Outlook for more fiscal easing but a narrowing output gap

It emerged at the press conference on the December interest rate decision that public finances had seemingly contributed more to 2017 GDP growth than previously assumed. The budgets released by the country’s largest municipalities and the national budget enacted under the current Government suggest to us that the fiscal stance will be somewhat more accommodative than the CBI projected last November. If the CBI shares our opinion, the MPC will be less inclined to loosen the monetary stance at present. 

On the other hand, our updated macroeconomic forecast indicates that 2018 output growth will be weaker than previously anticipated. The main difference lies in a year-on-year contraction in business investment and weaker-than-expected growth in services exports. As a result, the output gap could narrow more rapidly than the CBI projected in its last Monetary Bulletin. Private consumption and public-sector activity will grow significantly this year, however. 

In sum, the outlook is for slower output growth than previously expected, whereas the composition of GDP growth will be less favourable from an economic policy standpoint. These two factors could have offsetting effects on the MPC’s forthcoming decision.

ISK cruising in calm waters

The ISK has been relatively stable since mid-August. This is interesting, given that most of the capital controls were lifted in Q1/2017 and the CBI has done almost no trading in the foreign exchange market since mid-July. The stability of the ISK indicates the success of the liberalisation process and reflects a reasonably healthy balance between foreign currency inflows and outflows.

In December, the MPC noted with satisfaction that the FX market had been well balanced during the prelude to the December interest rate decision. It stands to reason, then, that the Committee will welcome the continuation of that stability, which tends to mitigate inflation volatility. 

Inflation rises; breakeven rate follow suit

Inflation has picked up somewhat since the last MPC meeting, measuring 2.4% in January 2018, the highest since July 2014. Furthermore, deflation as measured by the CPI excluding housing has tapered off, to 0.9% in January. The outlook is for inflation to remain close to the CBI’s 2.5% target in the near term. In comparison, the CBI’s most recent inflation forecast provided for 2.0% inflation in Q1/2018 and 2.4% in Q2.

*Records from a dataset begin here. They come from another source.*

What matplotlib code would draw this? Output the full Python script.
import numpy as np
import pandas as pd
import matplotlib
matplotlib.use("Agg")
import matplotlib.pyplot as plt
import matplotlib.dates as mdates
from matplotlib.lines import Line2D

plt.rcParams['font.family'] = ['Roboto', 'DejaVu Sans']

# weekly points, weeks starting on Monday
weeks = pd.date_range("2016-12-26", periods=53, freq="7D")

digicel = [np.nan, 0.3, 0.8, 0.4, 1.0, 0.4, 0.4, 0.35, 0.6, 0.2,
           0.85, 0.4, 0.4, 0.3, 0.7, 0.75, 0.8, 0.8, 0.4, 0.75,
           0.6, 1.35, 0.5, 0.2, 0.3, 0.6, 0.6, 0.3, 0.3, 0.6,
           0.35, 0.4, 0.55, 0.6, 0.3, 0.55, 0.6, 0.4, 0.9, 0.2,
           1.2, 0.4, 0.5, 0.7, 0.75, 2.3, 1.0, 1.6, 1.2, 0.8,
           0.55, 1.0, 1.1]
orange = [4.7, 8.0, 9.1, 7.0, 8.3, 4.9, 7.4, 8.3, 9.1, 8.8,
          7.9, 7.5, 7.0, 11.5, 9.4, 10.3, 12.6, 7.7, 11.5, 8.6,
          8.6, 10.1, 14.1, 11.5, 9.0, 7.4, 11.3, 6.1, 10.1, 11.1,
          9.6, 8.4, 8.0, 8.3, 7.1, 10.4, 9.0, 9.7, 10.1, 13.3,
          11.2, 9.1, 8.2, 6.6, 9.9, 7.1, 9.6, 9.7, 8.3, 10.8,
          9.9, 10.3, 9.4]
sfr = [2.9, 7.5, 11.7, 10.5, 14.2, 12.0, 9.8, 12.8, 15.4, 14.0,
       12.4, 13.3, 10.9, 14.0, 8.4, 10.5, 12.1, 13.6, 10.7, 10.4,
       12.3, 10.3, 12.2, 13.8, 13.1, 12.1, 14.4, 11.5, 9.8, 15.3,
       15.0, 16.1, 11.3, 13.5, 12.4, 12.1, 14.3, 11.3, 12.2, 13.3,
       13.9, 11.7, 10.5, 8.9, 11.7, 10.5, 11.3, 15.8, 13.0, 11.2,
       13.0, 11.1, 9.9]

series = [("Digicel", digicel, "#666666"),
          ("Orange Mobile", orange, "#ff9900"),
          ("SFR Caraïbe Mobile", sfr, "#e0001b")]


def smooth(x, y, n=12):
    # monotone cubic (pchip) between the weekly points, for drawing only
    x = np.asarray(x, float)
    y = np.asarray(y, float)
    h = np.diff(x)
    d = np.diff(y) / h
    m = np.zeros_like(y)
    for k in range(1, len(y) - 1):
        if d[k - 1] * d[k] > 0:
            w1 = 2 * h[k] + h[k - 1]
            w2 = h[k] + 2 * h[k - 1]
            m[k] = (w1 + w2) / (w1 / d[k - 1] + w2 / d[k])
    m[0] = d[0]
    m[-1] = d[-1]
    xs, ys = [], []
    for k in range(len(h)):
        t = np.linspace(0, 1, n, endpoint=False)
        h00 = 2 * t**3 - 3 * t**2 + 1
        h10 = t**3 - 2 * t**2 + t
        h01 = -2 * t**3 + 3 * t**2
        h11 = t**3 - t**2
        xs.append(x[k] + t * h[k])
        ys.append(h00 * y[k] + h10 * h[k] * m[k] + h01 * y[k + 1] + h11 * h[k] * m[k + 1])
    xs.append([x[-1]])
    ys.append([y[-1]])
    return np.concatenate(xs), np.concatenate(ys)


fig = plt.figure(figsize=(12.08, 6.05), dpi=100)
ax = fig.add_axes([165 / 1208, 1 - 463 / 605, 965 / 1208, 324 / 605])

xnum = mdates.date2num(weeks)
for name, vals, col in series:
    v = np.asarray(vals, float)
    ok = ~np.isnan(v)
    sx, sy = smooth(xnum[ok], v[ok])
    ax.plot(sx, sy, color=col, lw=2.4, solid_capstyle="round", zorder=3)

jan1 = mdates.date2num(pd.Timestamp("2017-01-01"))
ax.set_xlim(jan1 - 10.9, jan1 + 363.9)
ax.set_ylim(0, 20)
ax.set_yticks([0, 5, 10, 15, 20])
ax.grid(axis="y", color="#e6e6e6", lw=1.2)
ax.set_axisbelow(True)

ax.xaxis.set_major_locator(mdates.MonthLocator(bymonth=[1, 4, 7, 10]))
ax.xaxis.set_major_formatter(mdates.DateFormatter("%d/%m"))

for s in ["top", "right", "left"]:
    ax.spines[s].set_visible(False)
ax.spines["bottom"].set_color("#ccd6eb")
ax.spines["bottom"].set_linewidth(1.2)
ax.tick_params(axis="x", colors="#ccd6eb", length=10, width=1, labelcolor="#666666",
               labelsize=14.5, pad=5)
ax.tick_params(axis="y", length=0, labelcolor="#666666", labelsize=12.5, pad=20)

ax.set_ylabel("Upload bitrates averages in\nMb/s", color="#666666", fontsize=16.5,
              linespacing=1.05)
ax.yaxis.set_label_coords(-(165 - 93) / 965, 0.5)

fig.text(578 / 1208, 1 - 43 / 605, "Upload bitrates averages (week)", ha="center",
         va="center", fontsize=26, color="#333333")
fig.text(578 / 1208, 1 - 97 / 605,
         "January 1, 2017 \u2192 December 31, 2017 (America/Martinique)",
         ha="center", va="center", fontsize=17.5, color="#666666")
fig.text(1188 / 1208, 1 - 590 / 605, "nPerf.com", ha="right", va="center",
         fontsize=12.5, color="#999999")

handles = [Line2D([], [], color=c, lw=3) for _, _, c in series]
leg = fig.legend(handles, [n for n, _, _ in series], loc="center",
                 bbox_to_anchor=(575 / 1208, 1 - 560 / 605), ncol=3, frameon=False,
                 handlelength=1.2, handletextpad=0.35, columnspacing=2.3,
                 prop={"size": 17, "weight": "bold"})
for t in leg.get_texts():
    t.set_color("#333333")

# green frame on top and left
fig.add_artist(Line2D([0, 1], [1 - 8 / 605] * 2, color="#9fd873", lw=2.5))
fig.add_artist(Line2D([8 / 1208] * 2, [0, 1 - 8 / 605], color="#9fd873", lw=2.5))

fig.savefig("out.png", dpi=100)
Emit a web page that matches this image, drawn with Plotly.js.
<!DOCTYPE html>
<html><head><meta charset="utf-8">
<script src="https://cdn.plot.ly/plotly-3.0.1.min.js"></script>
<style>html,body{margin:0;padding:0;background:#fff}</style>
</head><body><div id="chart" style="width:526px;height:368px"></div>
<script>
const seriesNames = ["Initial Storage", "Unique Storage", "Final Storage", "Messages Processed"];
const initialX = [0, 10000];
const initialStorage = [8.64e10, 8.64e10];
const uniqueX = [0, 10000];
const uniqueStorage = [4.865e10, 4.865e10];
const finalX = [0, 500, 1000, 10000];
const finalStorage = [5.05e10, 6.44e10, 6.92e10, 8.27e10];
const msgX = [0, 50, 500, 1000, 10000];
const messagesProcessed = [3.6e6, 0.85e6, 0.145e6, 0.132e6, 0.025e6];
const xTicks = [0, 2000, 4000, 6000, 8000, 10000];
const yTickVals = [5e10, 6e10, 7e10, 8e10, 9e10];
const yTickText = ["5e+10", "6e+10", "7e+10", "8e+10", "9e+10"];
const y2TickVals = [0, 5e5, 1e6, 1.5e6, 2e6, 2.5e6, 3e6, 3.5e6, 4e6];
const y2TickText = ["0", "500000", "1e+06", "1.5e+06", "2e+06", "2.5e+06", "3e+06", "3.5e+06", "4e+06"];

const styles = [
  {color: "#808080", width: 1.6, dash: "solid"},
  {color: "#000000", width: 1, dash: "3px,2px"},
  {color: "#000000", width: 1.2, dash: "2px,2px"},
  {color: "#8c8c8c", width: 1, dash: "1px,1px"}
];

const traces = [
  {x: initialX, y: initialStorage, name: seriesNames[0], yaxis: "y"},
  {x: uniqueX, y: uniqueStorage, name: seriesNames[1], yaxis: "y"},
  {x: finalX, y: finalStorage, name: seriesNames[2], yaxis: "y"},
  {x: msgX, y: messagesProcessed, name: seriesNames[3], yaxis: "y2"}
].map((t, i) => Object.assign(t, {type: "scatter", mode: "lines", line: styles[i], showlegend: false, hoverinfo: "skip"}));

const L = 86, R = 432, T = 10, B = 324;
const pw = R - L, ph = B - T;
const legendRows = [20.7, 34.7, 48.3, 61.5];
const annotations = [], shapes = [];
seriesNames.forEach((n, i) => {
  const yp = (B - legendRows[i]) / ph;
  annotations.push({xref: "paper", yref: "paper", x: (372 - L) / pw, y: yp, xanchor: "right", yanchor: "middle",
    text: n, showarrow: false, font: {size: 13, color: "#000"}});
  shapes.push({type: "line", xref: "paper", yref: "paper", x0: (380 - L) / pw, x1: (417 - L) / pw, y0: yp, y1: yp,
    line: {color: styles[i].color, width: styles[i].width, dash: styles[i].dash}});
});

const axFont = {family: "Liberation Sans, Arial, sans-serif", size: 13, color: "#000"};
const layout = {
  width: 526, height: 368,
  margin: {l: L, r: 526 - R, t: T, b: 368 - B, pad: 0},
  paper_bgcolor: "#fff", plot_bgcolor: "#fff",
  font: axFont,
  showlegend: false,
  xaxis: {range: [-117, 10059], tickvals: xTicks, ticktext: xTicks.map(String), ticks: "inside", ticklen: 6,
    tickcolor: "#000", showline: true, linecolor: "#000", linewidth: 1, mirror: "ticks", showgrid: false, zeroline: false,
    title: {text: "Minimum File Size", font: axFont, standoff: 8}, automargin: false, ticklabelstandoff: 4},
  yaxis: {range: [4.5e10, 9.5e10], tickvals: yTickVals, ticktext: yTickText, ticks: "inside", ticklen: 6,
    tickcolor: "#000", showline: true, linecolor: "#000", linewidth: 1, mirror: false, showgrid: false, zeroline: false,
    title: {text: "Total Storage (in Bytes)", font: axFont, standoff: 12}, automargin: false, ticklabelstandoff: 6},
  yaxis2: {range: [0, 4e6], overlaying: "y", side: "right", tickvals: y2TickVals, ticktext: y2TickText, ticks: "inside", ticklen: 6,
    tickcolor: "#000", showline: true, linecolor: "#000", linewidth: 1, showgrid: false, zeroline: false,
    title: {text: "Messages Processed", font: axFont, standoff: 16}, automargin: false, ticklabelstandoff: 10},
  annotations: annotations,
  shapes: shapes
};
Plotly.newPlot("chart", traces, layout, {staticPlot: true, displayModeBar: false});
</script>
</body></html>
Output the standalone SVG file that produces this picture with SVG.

 In view of the recently published January inflation figures, the bank will probably revise its last forecast upwards, at least for near-term inflation. Other things being equal, this will discourage the MPC from lowering the policy rate for now. 

The breakeven inflation rate in the market has risen slightly since the last interest rate decision. A large portion of the increase emerged after the January inflation figures were published. Apart from one week in September 2017, the breakeven rate has not risen this fast since Q3/2016. Presumably, the current rise will be a thorn in the Committee members’ side, given how gratified they were in December, when new inflation expectations numbers turned out in line with the target. In this context, it will be interesting to see the newest market expectations measurements, due for publication on Monday 5 February. 

We forecast a rate cut in the coming term 

In our opinion, rising inflation will continue to push the real policy rate downwards in coming quarters, all else being equal. The CBI could decide to expedite a decline in the real policy rate, however, by lowering nominal interest rates moderately as demand pressures in the economy subside and the inflation outlook improves again. The Committee could therefore cut the policy rate by half a percentage point over the next two years, according to our forecast.